SUPPLIED MATERIAL
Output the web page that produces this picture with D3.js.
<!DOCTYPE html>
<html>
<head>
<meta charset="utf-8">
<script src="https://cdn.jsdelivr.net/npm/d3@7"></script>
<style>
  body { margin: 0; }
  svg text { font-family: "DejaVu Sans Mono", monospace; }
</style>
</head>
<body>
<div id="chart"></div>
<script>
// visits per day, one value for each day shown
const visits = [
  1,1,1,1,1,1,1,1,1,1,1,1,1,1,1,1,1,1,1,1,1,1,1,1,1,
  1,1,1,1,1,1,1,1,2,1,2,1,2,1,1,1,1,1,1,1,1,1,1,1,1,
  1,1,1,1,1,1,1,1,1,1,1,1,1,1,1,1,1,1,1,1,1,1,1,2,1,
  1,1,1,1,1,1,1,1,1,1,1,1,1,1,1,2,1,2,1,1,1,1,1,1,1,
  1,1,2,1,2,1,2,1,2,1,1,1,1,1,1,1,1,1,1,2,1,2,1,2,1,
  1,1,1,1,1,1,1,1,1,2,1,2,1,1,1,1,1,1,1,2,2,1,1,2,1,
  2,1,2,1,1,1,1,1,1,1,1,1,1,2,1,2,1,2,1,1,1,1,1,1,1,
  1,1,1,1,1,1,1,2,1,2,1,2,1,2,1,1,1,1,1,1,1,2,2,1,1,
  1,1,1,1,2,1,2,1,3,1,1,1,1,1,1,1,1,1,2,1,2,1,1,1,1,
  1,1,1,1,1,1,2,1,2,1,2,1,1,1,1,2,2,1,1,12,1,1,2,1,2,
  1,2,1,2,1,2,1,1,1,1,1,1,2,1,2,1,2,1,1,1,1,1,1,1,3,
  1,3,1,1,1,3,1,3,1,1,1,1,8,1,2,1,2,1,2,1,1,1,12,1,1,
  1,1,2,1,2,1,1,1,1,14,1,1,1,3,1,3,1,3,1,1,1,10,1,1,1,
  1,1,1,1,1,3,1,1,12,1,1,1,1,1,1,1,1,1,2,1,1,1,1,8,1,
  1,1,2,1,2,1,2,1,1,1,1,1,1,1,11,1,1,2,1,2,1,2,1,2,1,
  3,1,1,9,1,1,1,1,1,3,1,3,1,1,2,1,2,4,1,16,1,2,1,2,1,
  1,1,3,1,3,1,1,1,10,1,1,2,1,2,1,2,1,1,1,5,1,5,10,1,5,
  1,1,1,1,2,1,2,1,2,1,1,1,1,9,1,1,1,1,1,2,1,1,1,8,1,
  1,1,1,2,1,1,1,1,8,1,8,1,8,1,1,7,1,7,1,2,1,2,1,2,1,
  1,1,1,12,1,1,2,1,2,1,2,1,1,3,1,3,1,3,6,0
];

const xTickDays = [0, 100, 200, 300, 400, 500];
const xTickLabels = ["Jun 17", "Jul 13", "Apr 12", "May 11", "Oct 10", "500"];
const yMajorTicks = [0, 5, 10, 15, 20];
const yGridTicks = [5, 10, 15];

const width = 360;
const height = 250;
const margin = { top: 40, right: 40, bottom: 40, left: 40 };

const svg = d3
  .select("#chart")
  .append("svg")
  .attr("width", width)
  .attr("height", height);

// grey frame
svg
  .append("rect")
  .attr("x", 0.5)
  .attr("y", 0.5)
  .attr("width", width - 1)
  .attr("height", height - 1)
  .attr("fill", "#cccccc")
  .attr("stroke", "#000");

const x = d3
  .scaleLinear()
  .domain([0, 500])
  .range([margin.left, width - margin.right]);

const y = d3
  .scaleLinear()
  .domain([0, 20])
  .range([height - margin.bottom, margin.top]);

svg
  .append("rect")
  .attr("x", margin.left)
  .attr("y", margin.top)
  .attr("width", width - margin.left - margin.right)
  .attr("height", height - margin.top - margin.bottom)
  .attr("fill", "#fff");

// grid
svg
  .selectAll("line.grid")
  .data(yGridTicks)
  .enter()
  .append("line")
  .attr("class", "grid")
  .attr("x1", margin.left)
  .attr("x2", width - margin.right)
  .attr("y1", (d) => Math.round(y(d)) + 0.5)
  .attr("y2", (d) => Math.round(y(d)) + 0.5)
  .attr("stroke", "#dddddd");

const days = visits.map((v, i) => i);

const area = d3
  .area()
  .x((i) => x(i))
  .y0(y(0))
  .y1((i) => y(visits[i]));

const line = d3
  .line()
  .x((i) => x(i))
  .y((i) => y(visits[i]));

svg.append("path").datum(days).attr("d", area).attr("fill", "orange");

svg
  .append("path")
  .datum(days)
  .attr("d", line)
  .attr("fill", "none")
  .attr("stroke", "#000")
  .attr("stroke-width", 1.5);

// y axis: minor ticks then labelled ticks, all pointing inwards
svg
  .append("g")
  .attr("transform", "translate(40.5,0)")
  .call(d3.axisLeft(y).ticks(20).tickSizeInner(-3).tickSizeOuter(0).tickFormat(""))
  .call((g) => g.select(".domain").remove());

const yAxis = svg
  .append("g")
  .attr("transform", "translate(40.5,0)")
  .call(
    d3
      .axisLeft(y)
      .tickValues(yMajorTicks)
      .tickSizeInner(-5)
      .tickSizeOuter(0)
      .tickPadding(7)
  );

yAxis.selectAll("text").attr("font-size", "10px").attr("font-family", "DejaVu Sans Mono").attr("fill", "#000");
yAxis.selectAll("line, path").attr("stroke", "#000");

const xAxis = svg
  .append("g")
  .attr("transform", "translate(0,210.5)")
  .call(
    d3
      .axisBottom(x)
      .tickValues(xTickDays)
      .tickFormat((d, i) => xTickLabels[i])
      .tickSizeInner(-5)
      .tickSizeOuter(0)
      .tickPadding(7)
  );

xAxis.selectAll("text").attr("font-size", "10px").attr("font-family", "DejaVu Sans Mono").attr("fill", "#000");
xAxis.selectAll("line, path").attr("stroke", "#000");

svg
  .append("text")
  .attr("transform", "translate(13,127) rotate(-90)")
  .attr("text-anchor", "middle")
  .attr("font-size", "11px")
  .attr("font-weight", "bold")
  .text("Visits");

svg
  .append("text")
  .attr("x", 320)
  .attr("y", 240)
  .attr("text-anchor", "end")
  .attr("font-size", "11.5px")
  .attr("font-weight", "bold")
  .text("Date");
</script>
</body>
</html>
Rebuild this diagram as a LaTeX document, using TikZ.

EXERCISE DIRECTIONS
Take the entries above and transcribe them exactly.

COMPLETE ANSWER
Output the web page that produces this picture with D3.js.
<!DOCTYPE html>
<html>
<head>
<meta charset="utf-8">
<script src="https://cdn.jsdelivr.net/npm/d3@7"></script>
<style>
  body { margin: 0; }
  svg text { font-family: "DejaVu Sans Mono", monospace; }
</style>
</head>
<body>
<div id="chart"></div>
<script>
// visits per day, one value for each day shown
const visits = [
  1,1,1,1,1,1,1,1,1,1,1,1,1,1,1,1,1,1,1,1,1,1,1,1,1,
  1,1,1,1,1,1,1,1,2,1,2,1,2,1,1,1,1,1,1,1,1,1,1,1,1,
  1,1,1,1,1,1,1,1,1,1,1,1,1,1,1,1,1,1,1,1,1,1,1,2,1,
  1,1,1,1,1,1,1,1,1,1,1,1,1,1,1,2,1,2,1,1,1,1,1,1,1,
  1,1,2,1,2,1,2,1,2,1,1,1,1,1,1,1,1,1,1,2,1,2,1,2,1,
  1,1,1,1,1,1,1,1,1,2,1,2,1,1,1,1,1,1,1,2,2,1,1,2,1,
  2,1,2,1,1,1,1,1,1,1,1,1,1,2,1,2,1,2,1,1,1,1,1,1,1,
  1,1,1,1,1,1,1,2,1,2,1,2,1,2,1,1,1,1,1,1,1,2,2,1,1,
  1,1,1,1,2,1,2,1,3,1,1,1,1,1,1,1,1,1,2,1,2,1,1,1,1,
  1,1,1,1,1,1,2,1,2,1,2,1,1,1,1,2,2,1,1,12,1,1,2,1,2,
  1,2,1,2,1,2,1,1,1,1,1,1,2,1,2,1,2,1,1,1,1,1,1,1,3,
  1,3,1,1,1,3,1,3,1,1,1,1,8,1,2,1,2,1,2,1,1,1,12,1,1,
  1,1,2,1,2,1,1,1,1,14,1,1,1,3,1,3,1,3,1,1,1,10,1,1,1,
  1,1,1,1,1,3,1,1,12,1,1,1,1,1,1,1,1,1,2,1,1,1,1,8,1,
  1,1,2,1,2,1,2,1,1,1,1,1,1,1,11,1,1,2,1,2,1,2,1,2,1,
  3,1,1,9,1,1,1,1,1,3,1,3,1,1,2,1,2,4,1,16,1,2,1,2,1,
  1,1,3,1,3,1,1,1,10,1,1,2,1,2,1,2,1,1,1,5,1,5,10,1,5,
  1,1,1,1,2,1,2,1,2,1,1,1,1,9,1,1,1,1,1,2,1,1,1,8,1,
  1,1,1,2,1,1,1,1,8,1,8,1,8,1,1,7,1,7,1,2,1,2,1,2,1,
  1,1,1,12,1,1,2,1,2,1,2,1,1,3,1,3,1,3,6,0
];

const xTickDays = [0, 100, 200, 300, 400, 500];
const xTickLabels = ["Jun 17", "Jul 13", "Apr 12", "May 11", "Oct 10", "500"];
const yMajorTicks = [0, 5, 10, 15, 20];
const yGridTicks = [5, 10, 15];

const width = 360;
const height = 250;
const margin = { top: 40, right: 40, bottom: 40, left: 40 };

const svg = d3
  .select("#chart")
  .append("svg")
  .attr("width", width)
  .attr("height", height);

// grey frame
svg
  .append("rect")
  .attr("x", 0.5)
  .attr("y", 0.5)
  .attr("width", width - 1)
  .attr("height", height - 1)
  .attr("fill", "#cccccc")
  .attr("stroke", "#000");

const x = d3
  .scaleLinear()
  .domain([0, 500])
  .range([margin.left, width - margin.right]);

const y = d3
  .scaleLinear()
  .domain([0, 20])
  .range([height - margin.bottom, margin.top]);

svg
  .append("rect")
  .attr("x", margin.left)
  .attr("y", margin.top)
  .attr("width", width - margin.left - margin.right)
  .attr("height", height - margin.top - margin.bottom)
  .attr("fill", "#fff");

// grid
svg
  .selectAll("line.grid")
  .data(yGridTicks)
  .enter()
  .append("line")
  .attr("class", "grid")
  .attr("x1", margin.left)
  .attr("x2", width - margin.right)
  .attr("y1", (d) => Math.round(y(d)) + 0.5)
  .attr("y2", (d) => Math.round(y(d)) + 0.5)
  .attr("stroke", "#dddddd");

const days = visits.map((v, i) => i);

const area = d3
  .area()
  .x((i) => x(i))
  .y0(y(0))
  .y1((i) => y(visits[i]));

const line = d3
  .line()
  .x((i) => x(i))
  .y((i) => y(visits[i]));

svg.append("path").datum(days).attr("d", area).attr("fill", "orange");

svg
  .append("path")
  .datum(days)
  .attr("d", line)
  .attr("fill", "none")
  .attr("stroke", "#000")
  .attr("stroke-width", 1.5);

// y axis: minor ticks then labelled ticks, all pointing inwards
svg
  .append("g")
  .attr("transform", "translate(40.5,0)")
  .call(d3.axisLeft(y).ticks(20).tickSizeInner(-3).tickSizeOuter(0).tickFormat(""))
  .call((g) => g.select(".domain").remove());

const yAxis = svg
  .append("g")
  .attr("transform", "translate(40.5,0)")
  .call(
    d3
      .axisLeft(y)
      .tickValues(yMajorTicks)
      .tickSizeInner(-5)
      .tickSizeOuter(0)
      .tickPadding(7)
  );

yAxis.selectAll("text").attr("font-size", "10px").attr("font-family", "DejaVu Sans Mono").attr("fill", "#000");
yAxis.selectAll("line, path").attr("stroke", "#000");

const xAxis = svg
  .append("g")
  .attr("transform", "translate(0,210.5)")
  .call(
    d3
      .axisBottom(x)
      .tickValues(xTickDays)
      .tickFormat((d, i) => xTickLabels[i])
      .tickSizeInner(-5)
      .tickSizeOuter(0)
      .tickPadding(7)
  );

xAxis.selectAll("text").attr("font-size", "10px").attr("font-family", "DejaVu Sans Mono").attr("fill", "#000");
xAxis.selectAll("line, path").attr("stroke", "#000");

svg
  .append("text")
  .attr("transform", "translate(13,127) rotate(-90)")
  .attr("text-anchor", "middle")
  .attr("font-size", "11px")
  .attr("font-weight", "bold")
  .text("Visits");

svg
  .append("text")
  .attr("x", 320)
  .attr("y", 240)
  .attr("text-anchor", "end")
  .attr("font-size", "11.5px")
  .attr("font-weight", "bold")
  .text("Date");
</script>
</body>
</html>
Rebuild this diagram as a LaTeX document, using TikZ.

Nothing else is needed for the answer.